Amy’s husband, Kenneth Knopf, was a good friend of Dick Garbisch. They were
classmates and friends all the way from kindergarten in Austin, MN, through
Carleton College and after. During college they were both involved in sports:
Dick was a swimmer and Ken played tennis. Amy and Ken visited Dick at Ten Mile
for the first time even before they were married, probably in about 1938. They
married in 1940 and after that they continued to visit over the years. Amy
remembers meeting Jo Edwards on Dick’s tennis court in the 1960s when the
Edwards were renting at Woocks.
Ken and Amy finally bought on the lake in 1977 when Bob Crabb asked them to
be one of the partners to buy Camp Hillaway. Bob was the brother of Marge
Garbisch, Dick’s wife. When Bob arranged to buy the camp he asked 5 couples to
go in with him. They each chose land to build on and held some of the camp land
in common and sold a few more building lots. The Knopfs built where the old
shower house was located and added on to and renovated that and made it into a
guest house and then built a main cabin. Al Hardy was the builder and Burton
Woock was the plumber. Their neighbor to the west was Gutman. A few years later
his cabin was sold to Eric and Mimi Garbisch Carlson.
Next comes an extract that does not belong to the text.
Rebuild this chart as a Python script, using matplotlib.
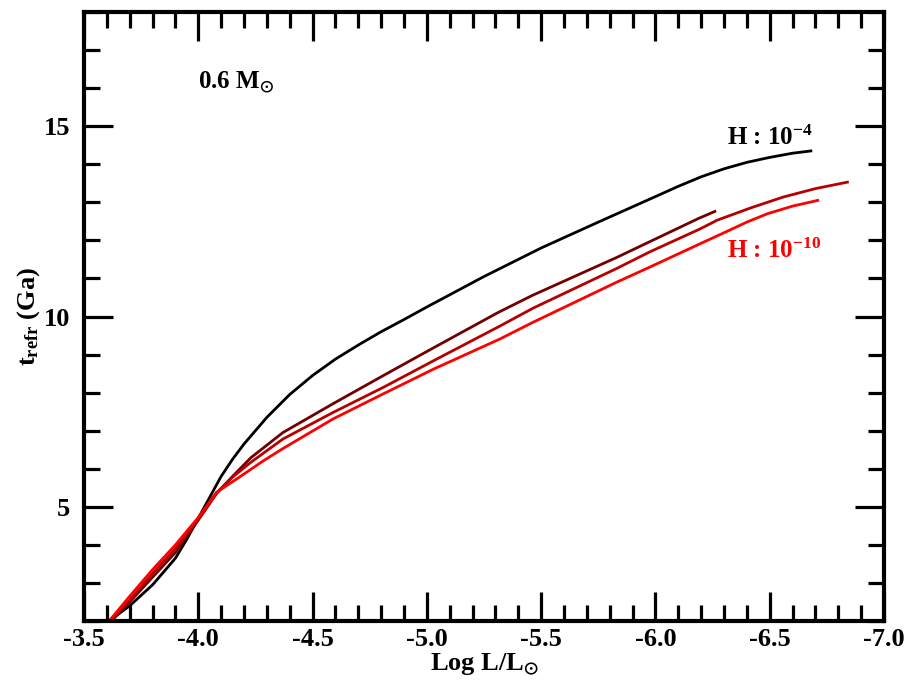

Although Ken and Amy have 2 sons, Jim b.1942 and Richard b.1945, by the time
they bought at the lake their sons were grown and so didn’t grow up coming to 10
Mile and never spent much time here. Jim Knopf is a landscape architect in
Boulder, CO, and has written two books about waterwise gardening: The Xeriscape
Flower Gardener: A Waterwise Guide For The Rocky Mountain Region, and Waterwise
Landscaping With Trees, Shrubs, And Vines: A Xeriscape Guide For The Rocky
Mountain Region, California, And The Desert Southwest. Richard Knopf lives in
Wisconsin and has a son, Levon, age 20.
Unfortunately, in 1995 Ken died. Amy came up for 2 more summers in their
cabin but found it increasingly difficult. She said there was a bear which used
to wander the shore. Mimi Garbisch would call and say, the bear just left here
and is headed your way. Then Amy would watch for him and keep her little dog
inside until he’d moved on. Then she would call the next neighbor, Barbara
Black, and warn her that the bear was on his way. She also had bats and one
night had one in her bedroom. She went to the kitchen to get a strainer to catch
him with but when she got back he had flown out of the room so she closed the
door and went to sleep only to wake in the morning to find the bat hanging on
the curtain in her bedroom.
Once when she had just arrived at the cabin she put out a bird feeder in back
and then walked around to the front to put out some flowers and then went out to
the back again and saw the bear walking off down the driveway with the bird
feeder she’d just put out.
By the end of her second summer alone she decided to sell and sold to David
and Mary Lee Losby, who sold to Bruce and Susan Edwards in 2010.
In the early years of the Hillaway partnership, all the partners had a
wonderful social life together with much tennis (the camp had and still has 2
tennis courts) and many dinners together. Many happy memories were made in those
years.
I remember a dinner at Ken and Amy’s cabin in the mid-80s with friends
involved in Burma: Eddie Robinson who had been with the US foreign service
there, our friend the Rev. Paul Clasper, who had lived there for 20 years as a
Baptist missionary running the seminary just outside Rangoon at Insein, and his
wife Janet, and Knopf’s friend, Betty Danielson, who was a friend to many
Burmese and used to travel there often with things to help them. It was a very
memorable dinner.
After selling, Amy rented my cabin for a week each summer for a few summers.
She liked to come up in June when people weren’t too busy and she could visit
and entertain her 10 Mile friends. Many people I’ve met for the first time tell
me they know my cabin because they had dinner there with Amy.
Now Amy is living at Friendship Village in Bloomington, MN. Her friends still
ask her to come back but it’s been several years now since she’s done so. My
father told me that he has begged her to come stay with them but he doesn’t
think she will. Many Ten Mile friends miss her sweet presence. I do too.